Vineyards at the Table: Dining in the Heart of Ribera del Duero

The first thing that orients you at Cepa 21 is the view. From the first-floor dining room of the bodega on the N-122 outside Castrillo de Duero, the Ribera del Duero's vine rows extend to the horizon, and the source of what lands on your plate is, quite literally, outside the window. That transparency between land and table is not a decorative choice. It reflects a broader pattern across Spain's serious wine-region restaurants, where the terroir argument that drives the cellar increasingly shapes the kitchen as well.
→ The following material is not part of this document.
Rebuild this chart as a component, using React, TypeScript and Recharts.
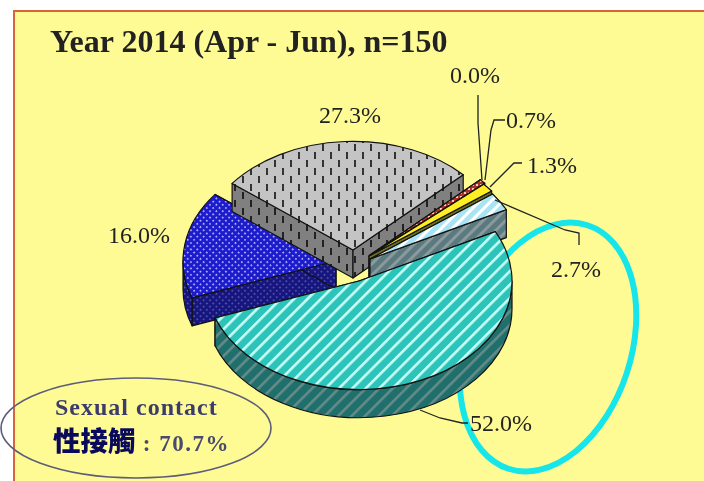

Ribera del Duero sits at altitude, roughly 800 to 900 metres above sea level across much of its appellation, with continental temperature swings that create short growing seasons and concentrated harvests. The same conditions that push winemakers toward defined seasonal windows push a kitchen like Cepa 21's toward ingredient sourcing that follows those rhythms. A tasting menu built around what the Castilian meseta offers in any given month is not a marketing concept here; it is an operational constraint and, at its finest, a structural advantage.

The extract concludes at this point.